Relevance of Section 29A in Present Context
Despite these criticisms, Section 29A remains a critical component of India’s arbitration framework. In the current legal landscape, where commercial disputes are on the rise, the need for faster resolution mechanisms has never been more pressing. As India seeks to position itself as a hub for international arbitration, maintaining a timely and efficient arbitration system is vital.
Several developments and trends in the Indian arbitration ecosystem reflect the relevance of Section 29A:
- Increased investment in Arbitration Infrastructure- the Indian government has focused on strengthening arbitration infrastructure, including the establishment of dedicated arbitration centers, training for arbitrators, and initiatives to encourage international arbitration. Section 29A plays a significant role in this broader vision by ensuring that arbitration remains timely and efficient.

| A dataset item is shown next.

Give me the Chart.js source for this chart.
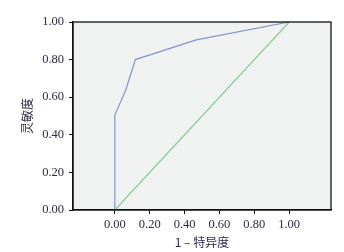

- Judicial Support for Arbitration- Courts in India have generally supported the enforcement of the time frame under Section 29A, ensuring that arbitrations do not extend beyond the prescribed deadlines. In recent years, courts have taken a pro-arbitration stance, recognizing the need for speed and efficiency in dispute resolution.
- Recent Amendments and Refinements- Amendments to the Arbitration Act, such as the 2019 Amendment, have sought to address some of the concerns related to Section 29A. For example, there has been an increasing focus on creating a balance between time constraints and the quality of arbitral awards, with the introduction of new provisions to deal with complex matters.
- Emerging Trends in International Arbitration- As India continues to attract more international commercial arbitration, Section 29A plays a crucial role in aligning domestic practices with global standards. The evolving international arbitration landscape, which emphasizes efficiency and timeliness, reinforces the necessity of time-bound proceedings in India.
Conclusion
Section 29A of the Arbitration and Conciliation Act, 1996 has undeniably played a pivotal role in transforming the arbitration landscape in India. By imposing strict timelines for the conclusion of arbitral proceedings, it aims to ensure that arbitration remains a faster and more efficient alternative to traditional court litigation. While the provision has been largely positive in encouraging timely dispute resolution, it also presents challenges, particularly in complex cases where more time may be required to deliver a just and reasoned award.
As India continues to enhance its arbitration ecosystem and attract global businesses, the role of Section 29A remains critical. Moving forward, it will be important to balance the need for expediency with the requirement for fair, thorough, and well-considered decisions in arbitration. The legal community and policymakers must continue to refine and adapt arbitration laws to ensure they meet the evolving needs of a rapidly changing global economy.